Dann darf ich Ihnen noch die Entschuldigungen von Senatsmitgliedern mitteilen: Herr Senator Dr. Lederer ist ganztägig verhindert. Er nimmt an der Europaministerkonferenz in Trier teil. Herr Senator Dr. Behrendt muss die Sitzung nach der Fragestunde verlassen, da er an der Agrarministerkonferenz in Mainz teilnimmt.

Ich rufe auf

lfd. Nr. 1:

Aktuelle Stunde

Hunderttausende beim Klimastreik: Berlin setzt ein deutliches Zeichen für mehr Klimaschutz

(auf Antrag der Fraktion Bündnis 90/Die Grünen)

gemäß § 52 der Geschäftsordnung des Abgeordnetenhauses von Berlin

Für die Beratung steht den Fraktionen jeweils eine Redezeit von bis zu zehn Minuten zur Verfügung. In der Runde der Fraktionen beginnt die Fraktion Bündnis 90/Die Grünen, und Grau Gebel, Sie haben das Wort. – Bitte schön, Frau Kollegin!

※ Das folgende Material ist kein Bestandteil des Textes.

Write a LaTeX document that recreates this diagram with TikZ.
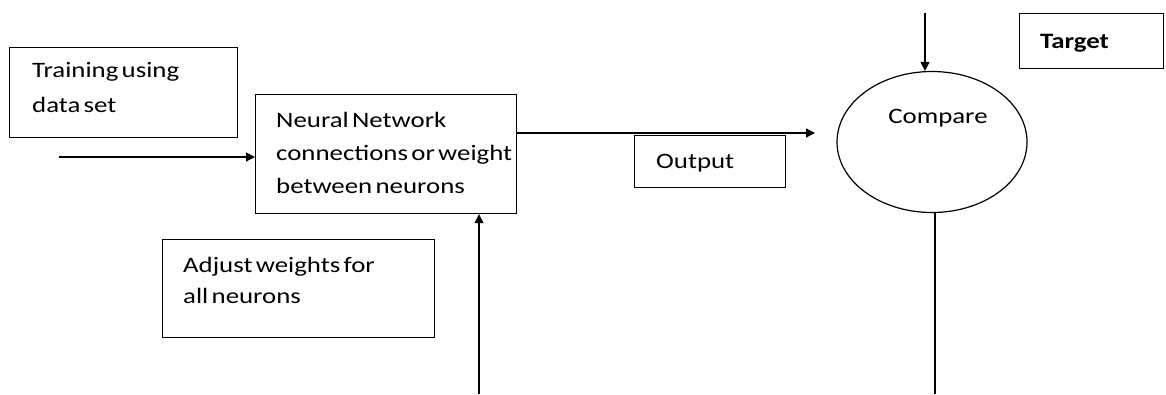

Sehr geehrter Herr Präsident! Sehr geehrte Damen und Herren! Es gibt diese historischen Momente, wo die Leute massenhaft auf die Straße gehen, um die Regierungen wachzurütteln.

[Zurufe von der FDP]

Das war in den frühen Achtzigern bei den Friedensdemos so. Das war 1989 bei der Demo am Alexanderplatz im Vorfeld des Mauerfalls so, das war für meine Generation 2003 bei den großen Irak-Demos so, und das wird auch bei der Klima-Demo am vergangenen Freitag so sein.

[Beifall bei den GRÜNEN und der LINKEN – Vereinzelter Beifall bei der SPD]

Ich bin mir sicher, noch in vielen Jahren werden wir zurückblicken auf den September 2019, und wir werden sagen: Das waren historische Proteste,

[Zuruf von Georg Pazderski (AfD)]

als weltweit Millionen Menschen zum Klimastreik auf die Straße gingen und gesagt haben: Bitte, liebe Regierungen, rettet diesen, rettet unseren Planeten! – Und die entscheidende Frage wird dann sein: Haben wir als letzte

Politikergeneration, die die Klimakatastrophe noch stoppen könnte, den Mut aufgebracht, zu handeln?